──────── LISTING ────────

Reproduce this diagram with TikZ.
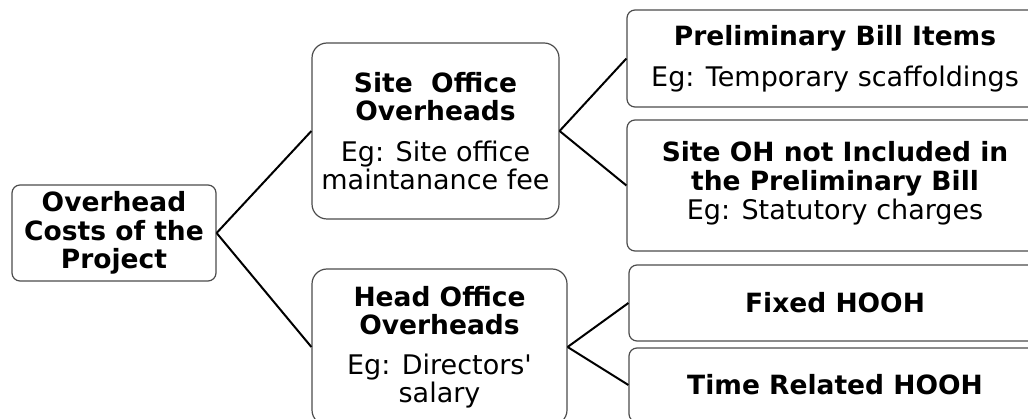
\documentclass[tikz,border=0pt]{standalone}
\usepackage{fontspec}
\setmainfont{DejaVu Sans}
\newcommand\egline[1]{{\fontsize{27}{28}\selectfont #1}}

\begin{document}
\begin{tikzpicture}[x=1pt,y=-1pt,
  box node/.style={draw=black!70,line width=1.2pt,rounded corners=8pt,
  align=center,inner sep=0pt,font=\fontsize{26.5}{28.5}\selectfont\bfseries},
  link/.style={draw=black,line width=2pt}]
  \clip (0,0) rectangle (1028,419);

  \node[box node,minimum width=204pt,minimum height=96pt] (root) at (114,233)
    {Overhead\\Costs of the\\Project};
  \node[box node,rounded corners=15pt,minimum width=247pt,minimum height=176pt] (site) at (435.5,131)
    {Site\ \ Office\\Overheads\\[12pt]\egline{\mdseries Eg: Site office}\\\egline{\mdseries maintanance fee}};
  \node[box node,rounded corners=15pt,minimum width=255pt,minimum height=156pt] (head) at (439.5,347)
    {Head Office\\Overheads\\[11pt]\egline{\mdseries Eg: Directors\textquotesingle}\\\egline{\mdseries salary}};
  \node[box node,minimum width=416pt,minimum height=97pt] (prelim) at (835,58.5)
    {Preliminary Bill Items\\[13pt]\egline{\mdseries Eg: Temporary scaffoldings}};
  \node[box node,minimum width=416pt,minimum height=131pt] (siteoh) at (835,185.5)
    {Site OH not Included in\\the Preliminary Bill\\[1pt]\egline{\mdseries Eg: Statutory charges}\\[-19pt]};
  \node[box node,minimum width=412pt,minimum height=76pt] (fixed) at (835,303)
    {Fixed HOOH};
  \node[box node,minimum width=412pt,minimum height=74pt] (timerel) at (835,385)
    {Time Related HOOH};

  % tree links
  \path[link] (root.east) -- (site.west)
    (root.east) -- (head.west)
    (site.east) -- (prelim.west)
    (site.east) -- (siteoh.west)
    (head.east) -- (fixed.west)
    (head.east) -- (timerel.west);
\end{tikzpicture}
\end{document}
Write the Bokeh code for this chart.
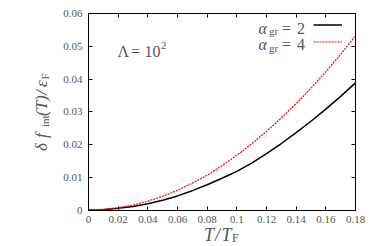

────────

PROMPT: Pictures do not belong in the copy. Repeat only the lines from the top of the records through the line containing "(0,0) rectangle (1028,419);".

RESPONSE TO THIS TASK:
Reproduce this diagram with TikZ.
\documentclass[tikz,border=0pt]{standalone}
\usepackage{fontspec}
\setmainfont{DejaVu Sans}
\newcommand\egline[1]{{\fontsize{27}{28}\selectfont #1}}

\begin{document}
\begin{tikzpicture}[x=1pt,y=-1pt,
  box node/.style={draw=black!70,line width=1.2pt,rounded corners=8pt,
  align=center,inner sep=0pt,font=\fontsize{26.5}{28.5}\selectfont\bfseries},
  link/.style={draw=black,line width=2pt}]
  \clip (0,0) rectangle (1028,419);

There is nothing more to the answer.